Cuando hablamos de Alzheimer inevitablemente nos referimos a una catástrofe con fecha de inicio, pero sin fecha de término conocida. Es una enfermedad que aumenta en el mundo y afecta no solo a la persona que la sufre, sino que, a toda su familia, arrastrando un enorme y progresivo peso emocional que requerirá un potente apoyo profesional.
La enfermedad de Alzheimer que fue descrita por primera vez en 1901 es un tipo de demencia, lo que para la Organización Mundial de la Salud (OMS) incluye varias enfermedades que afectan a la memoria, el pensamiento y la capacidad para realizar actividades cotidianas. En el mundo más de 36 millones de personas sufren patologías que producen demencia y que involucran el deterioro de funciones como el pensamiento. Dentro de estas, el Alzheimer resulta ser la más frecuente con el 60 o 70% de los casos.
En Chile son más de 200.000 personas quienes padecen Alzheimer. Se caracteriza por el déficit temprano de la memoria reciente, deterioro que continua con trastornos de comunicación (afasias), dificultades para realizar movimientos cotidianos (apraxias) y, además, la dificultad para reconocer personas, objetos o sensaciones que antes reconocían naturalmente (agnosia).
Anatómicamente en el cerebro disminuirá la corteza cerebral que contiene las funciones de este en distintas áreas, mientras en paralelo, aumentan los surcos que separan estas distintas zonas de la corteza.
Su inicio es entre los 40 y los 90 años, siendo más frecuente después de los 65 años de edad. Para su diagnóstico existe un conjunto de acciones neurológicas, psiquiátricas y neuropsicológicas.
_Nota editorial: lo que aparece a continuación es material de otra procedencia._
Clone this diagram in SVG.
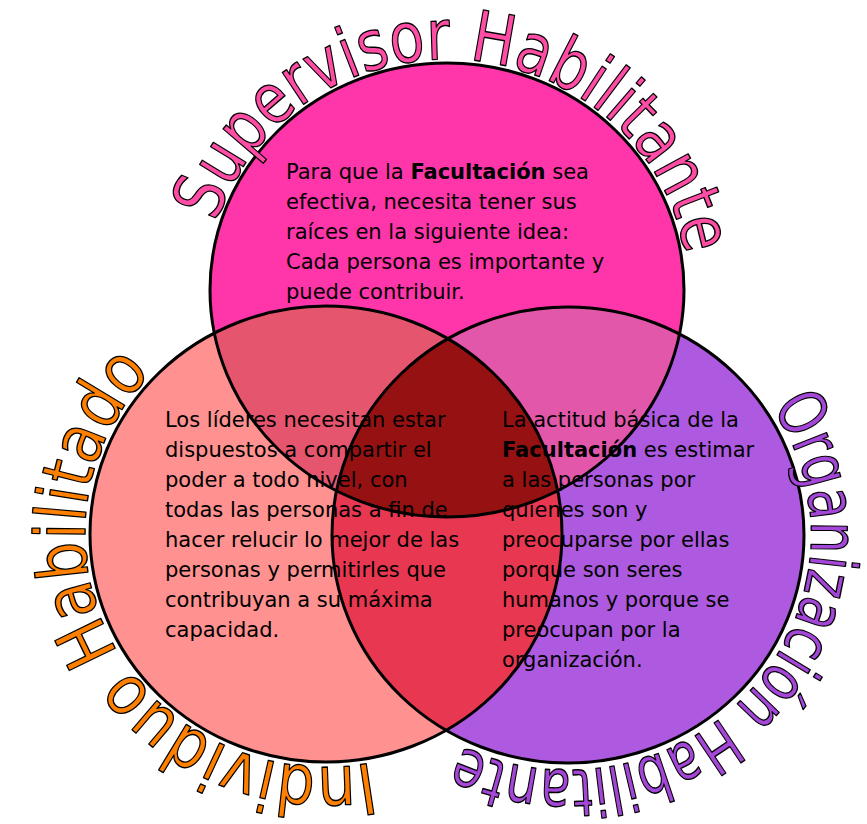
<svg xmlns="http://www.w3.org/2000/svg" width="867" height="824" viewBox="0 0 867 824">
<style>
.body{font-family:"DejaVu Sans",Verdana,sans-serif;font-size:21px;fill:#000}
.b{font-weight:bold}
.arc{font-family:"DejaVu Sans",Verdana,sans-serif;stroke:#000;stroke-width:1.4px;stroke-linejoin:round}
.edge{fill:none;stroke:#000;stroke-width:3}
</style>
<defs>
<clipPath id="cT"><ellipse cx="447" cy="290" rx="237" ry="227"/></clipPath>
<clipPath id="cL"><ellipse cx="326" cy="534" rx="236" ry="228"/></clipPath>
<path id="pT" d="M216.5,222.5 A241,231 0 0 1 684.3,330.1"/>
<path id="pL" d="M372,762.7 A241,233 0 0 1 205.5,332.2"/>
<path id="pR" d="M771.8,407 A243,235 0 0 1 411.8,715"/>
</defs>
<rect width="867" height="824" fill="#fff"/>
<g id="circles">
<g id="circle-left"><ellipse cx="326" cy="534" rx="236" ry="228" fill="#FF9190"/></g>
<g id="circle-right"><ellipse cx="568" cy="535" rx="236" ry="228" fill="#AE5AE0"/></g>
<g id="circle-top"><ellipse cx="447" cy="290" rx="237" ry="227" fill="#FF35AA"/></g>
<g id="overlaps">
<ellipse cx="326" cy="534" rx="236" ry="228" fill="#E5566E" clip-path="url(#cT)"/>
<ellipse cx="568" cy="535" rx="236" ry="228" fill="#E257AA" clip-path="url(#cT)"/>
<ellipse cx="568" cy="535" rx="236" ry="228" fill="#E83750" clip-path="url(#cL)"/>
<g clip-path="url(#cT)"><ellipse cx="568" cy="535" rx="236" ry="228" fill="#961212" clip-path="url(#cL)"/></g>
</g>
<g id="outlines">
<ellipse class="edge" cx="326" cy="534" rx="236" ry="228"/>
<ellipse class="edge" cx="568" cy="535" rx="236" ry="228"/>
<ellipse class="edge" cx="447" cy="290" rx="237" ry="227"/>
</g>
</g>
<g id="title-top"><text class="arc" font-size="70" fill="#FF4DA6"><textPath href="#pT" textLength="637" lengthAdjust="spacingAndGlyphs">Supervisor Habilitante</textPath></text></g>
<g id="title-left"><text class="arc" font-size="70" fill="#FF8000"><textPath href="#pL" textLength="597" lengthAdjust="spacingAndGlyphs">Individuo Habilitado</textPath></text></g>
<g id="title-right"><text class="arc" font-size="66" fill="#A446D8"><textPath href="#pR" textLength="621" lengthAdjust="spacingAndGlyphs">Organización Habilitante</textPath></text></g>
<g id="text-top">
<text class="body" x="286" y="179">Para que la <tspan class="b">Facultación</tspan> sea</text>
<text class="body" x="286" y="209">efectiva, necesita tener sus</text>
<text class="body" x="286" y="239">raíces en la siguiente idea:</text>
<text class="body" x="286" y="269">Cada persona es importante y</text>
<text class="body" x="286" y="299">puede contribuir.</text>
</g>
<g id="text-left">
<text class="body" x="165" y="427">Los líderes necesitan estar</text>
<text class="body" x="165" y="457">dispuestos a compartir el</text>
<text class="body" x="165" y="487">poder a todo nivel, con</text>
<text class="body" x="165" y="517">todas las personas a fin de</text>
<text class="body" x="165" y="547">hacer relucir lo mejor de las</text>
<text class="body" x="165" y="577">personas y permitirles que</text>
<text class="body" x="165" y="607">contribuyan a su máxima</text>
<text class="body" x="165" y="637">capacidad.</text>
</g>
<g id="text-right">
<text class="body" x="502" y="427">La actitud básica de la</text>
<text class="body" x="502" y="457"><tspan class="b">Facultación</tspan> es estimar</text>
<text class="body" x="502" y="487">a las personas por</text>
<text class="body" x="502" y="517">quienes son y</text>
<text class="body" x="502" y="547">preocuparse por ellas</text>
<text class="body" x="502" y="577">porque son seres</text>
<text class="body" x="502" y="607">humanos y porque se</text>
<text class="body" x="502" y="637">preocupan por la</text>
<text class="body" x="502" y="667">organización.</text>
</g>
</svg>
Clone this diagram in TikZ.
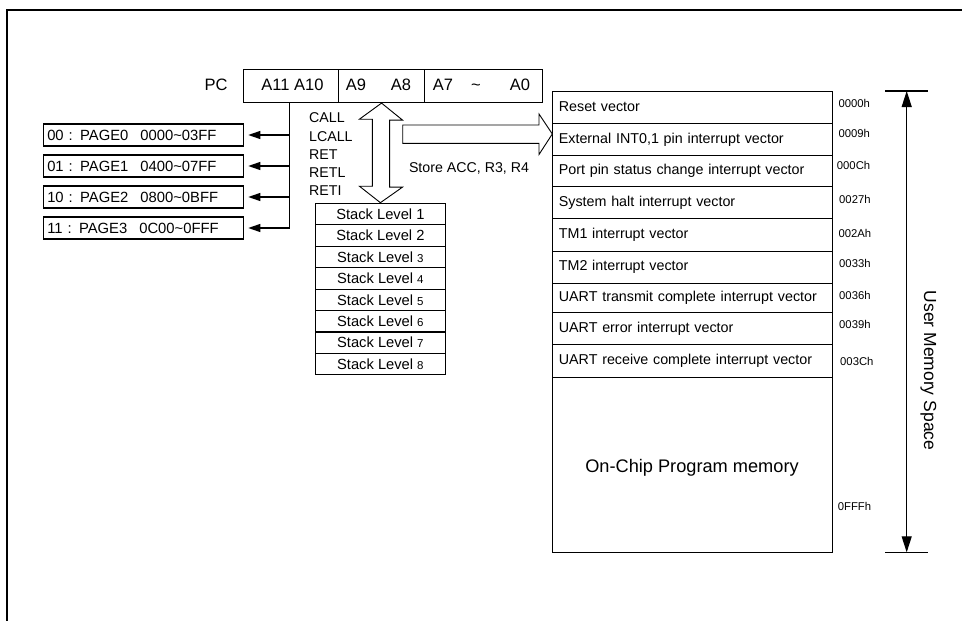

En este proceso, junto con entrevistar a la persona, es fundamental consultar a la familia y construir su historial de vida y educación, a su vez, reconocer los hitos que marcaron las pérdidas cognitivas iniciales y la progresión que ha tenido.
La suma de los síntomas llevará a la incapacidad laboral y social, requiriendo en cada etapa de apoyo, acompañamiento familiar y soporte al mismo grupo familiar.
El tratamiento incluye el uso de variados fármacos que se recetan solo si se evidencian algunas mejoras cognitivas al usarlos, pues no están exentos de riesgos. Además de los medicamentos, se debe potenciar un tratamiento biopsicosocial, siendo el apoyo interdisciplinar tanto a quien sufre la enfermedad como a su familia, un elemento vital para favorecer la salud mental del grupo familiar.
Destaca en el tratamiento no farmacológico el potenciar acciones como conservar las actividades de la vida diaria (AVD), para prolongar la autonomía funcional e independencia. También se incluye la estimulación cognitiva proveyendo de un ambiente seguro y familiar, y etiquetar elementos caseros, entre otras acciones.
Independiente del tratamiento usado, sin duda el acompañamiento a ese ser humano a quien poco a poco se le va a ir desvaneciendo el mundo interno que construyó, requerirá de un ambiente emocional lo más equilibrado posible. Por ello un objetivo que debe procurar la sociedad es el mantener la dignidad de la persona en todas las etapas de la enfermedad, reforzando la autoestima, potenciando que mantenga la comunicación social y buscando en definitiva el mejorar su calidad de vida mientras transita hacia un silencio interno.